The newly constructed Sunset Park High School – our neighborhood’s first public high school – will open its doors to students in September 2009. In late January, the Department of Education approved a design, developed with community input, for a 1,500-seat school with three small learning communities focusing on the performing and visual arts, health and human services, and business and entrepreneurship.

Sunset Park High School, 35th St. & 4th Avenue, February 6, 2009. Photo: Daily News
Sunset Park High School is the result of 40 years of advocacy by community residents and neighborhood organizations seeking equitable access to quality education for youth in Sunset Park. When promised funds for a school building were cut from the city’s capital plan again and again, the Sunset Park High School Task Force organized a successful campaign to secure funding. Construction began in 2006, and since then, the Task Force has worked to ensure that the long-awaited school responds to community priorities. The New York Daily News describes the community’s efforts in an article published this week:
An energetic group of old-timers, social workers, local leaders and high school kids banded together to take on the Department of Education and plan their own Sunset Park High School.
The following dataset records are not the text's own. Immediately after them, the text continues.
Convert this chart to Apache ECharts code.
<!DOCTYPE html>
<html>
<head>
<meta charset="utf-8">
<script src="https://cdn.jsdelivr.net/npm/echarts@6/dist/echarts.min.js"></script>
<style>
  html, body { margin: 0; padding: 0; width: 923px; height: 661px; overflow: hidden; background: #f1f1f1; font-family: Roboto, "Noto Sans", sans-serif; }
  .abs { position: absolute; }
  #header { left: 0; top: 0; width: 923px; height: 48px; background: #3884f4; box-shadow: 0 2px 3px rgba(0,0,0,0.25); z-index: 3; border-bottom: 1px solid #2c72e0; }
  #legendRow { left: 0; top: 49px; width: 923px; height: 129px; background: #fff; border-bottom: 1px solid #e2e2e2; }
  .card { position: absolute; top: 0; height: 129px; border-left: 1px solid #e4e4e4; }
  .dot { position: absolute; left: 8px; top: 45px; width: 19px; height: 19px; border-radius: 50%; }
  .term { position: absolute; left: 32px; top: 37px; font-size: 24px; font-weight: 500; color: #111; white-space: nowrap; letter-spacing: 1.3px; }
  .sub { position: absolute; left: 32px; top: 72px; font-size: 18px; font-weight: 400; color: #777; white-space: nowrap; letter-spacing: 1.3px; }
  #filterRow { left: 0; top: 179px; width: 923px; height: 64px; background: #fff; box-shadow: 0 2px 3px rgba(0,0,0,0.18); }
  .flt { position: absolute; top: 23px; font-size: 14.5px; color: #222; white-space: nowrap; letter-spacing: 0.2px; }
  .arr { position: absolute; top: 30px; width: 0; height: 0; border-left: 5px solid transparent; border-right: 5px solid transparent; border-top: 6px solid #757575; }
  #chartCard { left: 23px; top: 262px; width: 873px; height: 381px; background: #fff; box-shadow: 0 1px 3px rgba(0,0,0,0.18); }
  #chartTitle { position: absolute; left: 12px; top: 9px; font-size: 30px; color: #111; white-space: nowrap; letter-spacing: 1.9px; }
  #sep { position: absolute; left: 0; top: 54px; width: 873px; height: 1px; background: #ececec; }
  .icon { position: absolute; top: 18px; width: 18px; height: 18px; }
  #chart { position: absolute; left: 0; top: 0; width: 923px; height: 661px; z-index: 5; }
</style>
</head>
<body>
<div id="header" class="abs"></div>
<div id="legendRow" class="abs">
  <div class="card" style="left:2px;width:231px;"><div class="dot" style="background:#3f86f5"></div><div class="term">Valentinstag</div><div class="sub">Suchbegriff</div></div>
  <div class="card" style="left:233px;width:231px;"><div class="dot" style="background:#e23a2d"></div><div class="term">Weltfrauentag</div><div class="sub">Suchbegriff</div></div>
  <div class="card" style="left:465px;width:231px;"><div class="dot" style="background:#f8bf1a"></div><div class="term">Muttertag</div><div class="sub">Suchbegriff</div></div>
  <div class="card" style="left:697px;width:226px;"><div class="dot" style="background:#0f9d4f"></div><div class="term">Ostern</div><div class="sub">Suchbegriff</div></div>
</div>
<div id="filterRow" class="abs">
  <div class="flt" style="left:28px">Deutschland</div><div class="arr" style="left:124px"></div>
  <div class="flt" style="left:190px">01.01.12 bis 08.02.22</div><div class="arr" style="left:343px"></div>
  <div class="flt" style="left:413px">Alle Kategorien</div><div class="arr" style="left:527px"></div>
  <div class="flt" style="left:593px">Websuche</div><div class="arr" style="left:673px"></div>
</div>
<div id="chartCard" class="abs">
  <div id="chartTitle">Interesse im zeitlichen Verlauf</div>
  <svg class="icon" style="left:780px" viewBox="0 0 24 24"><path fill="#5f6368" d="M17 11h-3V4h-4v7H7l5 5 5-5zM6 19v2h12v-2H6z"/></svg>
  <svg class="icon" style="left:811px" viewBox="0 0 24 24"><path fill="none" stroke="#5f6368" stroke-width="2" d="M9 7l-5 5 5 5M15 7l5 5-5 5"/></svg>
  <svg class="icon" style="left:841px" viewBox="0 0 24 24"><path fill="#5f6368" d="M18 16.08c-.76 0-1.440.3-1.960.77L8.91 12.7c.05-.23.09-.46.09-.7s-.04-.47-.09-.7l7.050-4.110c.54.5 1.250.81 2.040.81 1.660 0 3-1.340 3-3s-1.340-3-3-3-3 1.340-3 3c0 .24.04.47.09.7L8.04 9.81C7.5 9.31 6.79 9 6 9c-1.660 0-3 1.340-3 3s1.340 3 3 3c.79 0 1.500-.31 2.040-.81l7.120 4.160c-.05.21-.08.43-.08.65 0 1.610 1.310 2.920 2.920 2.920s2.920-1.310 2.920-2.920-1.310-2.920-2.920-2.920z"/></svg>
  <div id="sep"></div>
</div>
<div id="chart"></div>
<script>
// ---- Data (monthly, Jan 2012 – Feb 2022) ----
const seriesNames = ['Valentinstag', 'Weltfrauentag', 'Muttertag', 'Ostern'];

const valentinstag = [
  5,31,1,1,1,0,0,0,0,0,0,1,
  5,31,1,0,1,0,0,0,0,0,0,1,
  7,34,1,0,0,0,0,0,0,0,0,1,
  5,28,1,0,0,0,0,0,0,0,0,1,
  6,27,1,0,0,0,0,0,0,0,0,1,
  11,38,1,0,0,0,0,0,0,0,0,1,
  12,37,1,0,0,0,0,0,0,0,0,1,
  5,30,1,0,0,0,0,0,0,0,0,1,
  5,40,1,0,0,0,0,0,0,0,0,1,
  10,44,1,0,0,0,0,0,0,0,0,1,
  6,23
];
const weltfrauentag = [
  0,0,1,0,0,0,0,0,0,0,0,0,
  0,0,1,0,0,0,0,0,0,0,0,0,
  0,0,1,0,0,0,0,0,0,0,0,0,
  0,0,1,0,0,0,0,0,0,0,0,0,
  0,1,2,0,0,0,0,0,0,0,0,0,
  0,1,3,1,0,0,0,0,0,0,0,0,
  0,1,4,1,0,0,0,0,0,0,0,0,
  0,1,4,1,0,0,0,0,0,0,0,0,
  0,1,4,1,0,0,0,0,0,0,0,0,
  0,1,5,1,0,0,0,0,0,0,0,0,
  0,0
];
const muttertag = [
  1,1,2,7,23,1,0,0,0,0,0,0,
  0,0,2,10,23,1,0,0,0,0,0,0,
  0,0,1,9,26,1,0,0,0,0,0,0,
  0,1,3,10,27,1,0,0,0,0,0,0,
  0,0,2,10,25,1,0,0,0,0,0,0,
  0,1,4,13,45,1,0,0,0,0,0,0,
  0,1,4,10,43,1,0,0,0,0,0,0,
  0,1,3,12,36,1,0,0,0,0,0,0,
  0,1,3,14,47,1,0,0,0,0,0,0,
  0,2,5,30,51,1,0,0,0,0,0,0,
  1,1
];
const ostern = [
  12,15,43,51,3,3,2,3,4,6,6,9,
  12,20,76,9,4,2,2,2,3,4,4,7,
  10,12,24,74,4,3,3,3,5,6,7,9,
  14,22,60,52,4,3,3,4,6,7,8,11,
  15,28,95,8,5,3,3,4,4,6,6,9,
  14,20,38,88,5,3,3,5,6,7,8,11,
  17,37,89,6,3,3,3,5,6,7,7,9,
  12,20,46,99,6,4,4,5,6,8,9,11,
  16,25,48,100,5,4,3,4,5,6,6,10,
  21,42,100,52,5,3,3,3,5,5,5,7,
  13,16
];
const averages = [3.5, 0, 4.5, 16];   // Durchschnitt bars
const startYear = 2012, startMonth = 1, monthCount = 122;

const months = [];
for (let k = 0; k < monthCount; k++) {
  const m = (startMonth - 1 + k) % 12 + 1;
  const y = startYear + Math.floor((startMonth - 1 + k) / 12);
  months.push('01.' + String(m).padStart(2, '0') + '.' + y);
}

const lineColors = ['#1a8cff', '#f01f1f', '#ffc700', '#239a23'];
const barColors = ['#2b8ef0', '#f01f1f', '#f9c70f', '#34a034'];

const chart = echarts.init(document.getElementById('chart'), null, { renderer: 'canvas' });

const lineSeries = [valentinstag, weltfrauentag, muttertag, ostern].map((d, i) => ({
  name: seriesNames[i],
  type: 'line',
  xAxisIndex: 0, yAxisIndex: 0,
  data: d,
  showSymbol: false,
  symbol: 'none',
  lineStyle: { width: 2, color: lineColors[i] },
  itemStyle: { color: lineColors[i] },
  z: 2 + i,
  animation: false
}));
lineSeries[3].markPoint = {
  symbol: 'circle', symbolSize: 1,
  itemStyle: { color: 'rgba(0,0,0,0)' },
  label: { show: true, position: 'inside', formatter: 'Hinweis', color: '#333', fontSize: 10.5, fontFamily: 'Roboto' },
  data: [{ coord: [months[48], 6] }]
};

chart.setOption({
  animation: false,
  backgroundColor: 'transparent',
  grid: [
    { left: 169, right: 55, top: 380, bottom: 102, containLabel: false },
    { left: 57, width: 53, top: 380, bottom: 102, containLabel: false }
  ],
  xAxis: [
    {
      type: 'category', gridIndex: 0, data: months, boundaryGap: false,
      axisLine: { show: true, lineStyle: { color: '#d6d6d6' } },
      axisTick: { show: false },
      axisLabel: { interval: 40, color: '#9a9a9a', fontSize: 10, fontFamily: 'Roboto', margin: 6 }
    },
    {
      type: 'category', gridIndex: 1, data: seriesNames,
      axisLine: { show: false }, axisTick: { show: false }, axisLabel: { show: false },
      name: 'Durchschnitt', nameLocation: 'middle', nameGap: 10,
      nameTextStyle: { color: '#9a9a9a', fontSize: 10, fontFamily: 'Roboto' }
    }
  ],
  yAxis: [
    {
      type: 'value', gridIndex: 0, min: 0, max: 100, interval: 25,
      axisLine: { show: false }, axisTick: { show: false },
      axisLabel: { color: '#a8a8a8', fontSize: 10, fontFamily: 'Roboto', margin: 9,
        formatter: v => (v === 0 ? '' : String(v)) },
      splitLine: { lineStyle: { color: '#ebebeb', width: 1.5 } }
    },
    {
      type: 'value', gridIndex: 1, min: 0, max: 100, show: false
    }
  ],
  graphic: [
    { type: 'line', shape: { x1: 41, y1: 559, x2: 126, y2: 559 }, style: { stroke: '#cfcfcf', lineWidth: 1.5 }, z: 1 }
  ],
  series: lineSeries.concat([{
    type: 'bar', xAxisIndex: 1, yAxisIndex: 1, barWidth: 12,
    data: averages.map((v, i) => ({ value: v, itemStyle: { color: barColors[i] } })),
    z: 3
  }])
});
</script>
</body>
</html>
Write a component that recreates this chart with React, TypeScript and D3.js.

“It’s uplifting,” said interim principal Corinne Vinal, selected last summer to help design the school, which was officially approved last month. “They have questions. They’re informed. They have already rolled up their sleeves to ensure the school itself succeeds.”
SPHS will open in Fall 2009 with 324 9th grade students, and will add an additional grade each year to reach its full capacity of 1,500 students. Teachers and administrators will receive support from the Institute for Student Achievement, and community-based organizations – including Center for Family Life – will partner with the school to provide afterschool programming and supports for youth and their families.